SEC Basketball: Have Alabama and Georgia Done Enough?
After leaving the Georgia Dome today, we clearly saw who the two best teams in the conference are—when each kicks it into another gear. Today, both Florida and Kentucky showed why they are serious Final Four contenders.
Meanwhile, Vanderbilt and Tennessee are sizing up their Dance shoes for a long waltz; there are two bachelors that are still trying to find a ticket.
The odd thing is, I thought yesterday we settled this; but apparently, we haven’t. Let’s run through the resumes of Alabama and Georgia. All stats are using the CBSSports RPI.
Alabama (21-11, 13-5) SEC Western Division Champion
Record vs. RPI Top 50: 4-4
W: Kentucky, Tennessee, Georgia (twice)
L: Kentucky, Florida, Purdue, Vanderbilt
Does Alabama deserve a at-large bid?
Bad Losses Outside of Top 100: Four
Seton Hall, Arkansas, Providence, Iowa
Georgia (21-12, 10-8)
Record vs. RPI Top 50: 3-9
W: Kentucky, UAB, Tennessee
L: Notre Dame, Florida (twice), Kentucky, Vanderbilt (twice), Xavier, Temple, Tennessee
Bad Losses Outside of Top 100: Zero
Looking at these resumes, you would question why we are having this discussion, but I believe that the committee will take into account the deeper meaning of the resumes. First off, Georgia has a better RPI, and no bad losses, but had many more opportunities that weren't taken advantage of.

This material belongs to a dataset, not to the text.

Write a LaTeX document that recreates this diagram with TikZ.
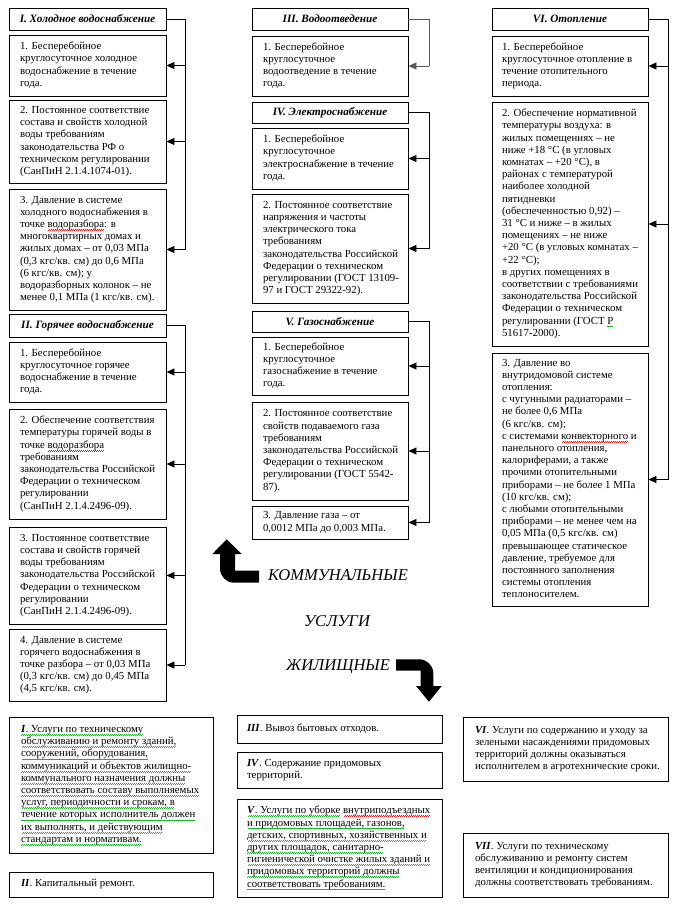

Conversely, Alabama has some ugly losses, but it had fewer opportunities and took advantage of those it had. I realize that going .500 isn’t a "wow" factor, but it is better than most bubble teams, and it certainly looks better than Georgia’s 3-9. Plus, Alabama beat Georgia twice this season, which bodes well for the Tide.
Does Georgia deserve a at-large bid?
Now let’s look at the teams Joe Lunardi has in front of both of them. Virginia Tech, Colorado, USC and Penn State. I’m going to go ahead and say there isn’t an argument against Colorado and Penn State—both of those teams have done enough in their respective tournaments to earn at-large berths. I’m mainly looking at the Hokies and Trojans; let’s look at their resumes:
USC (19-14, 10-8)
Record vs. RPI Top 50: 5-5
W: Texas, Arizona, Tennessee, UCLA, Washington
L: Kansas, Arizona (twice), UCLA, Washington
Bad Losses Outside of Top 100: Six
Rider, Oregon (twice), TCU, Oregon St., Bradley
Record vs. RPI Top 50: 2-5
W: Duke, Penn State
L: North Carolina, Purdue, Kansas St., UNLV, Duke
Bad Losses Outside of Top 100: Three
Virginia (twice), Georgia Tech
After looking at these resumes, I can’t see why Virginia Tech is in. No offense to the Hokies, but Alabama, Georgia and USC have more quality wins than you, so you are out. I put Georgia in because although they didn’t take advantage of all the opportunities they had—they didn’t have a bad loss. The Bulldogs should be rewarded for that.
Now it is between Alabama and USC. I put Alabama in, simply because the Tide beat Georgia twice and don’t have as many (or as ugly) losses as USC does. USC has three losses outside of the Top 200; Alabama has none.
I know that I’m an SEC homer, and Alabama alum, but you can’t argue with the numbers. If that is what everyone is punishing Alabama for, the prognosticators need to look at the numbers behind the numbers. Behind the curtain, Alabama and Georgia look better than the rest waiting for their ticket to March Madness. RPI is a big thing, but it isn’t the only thing.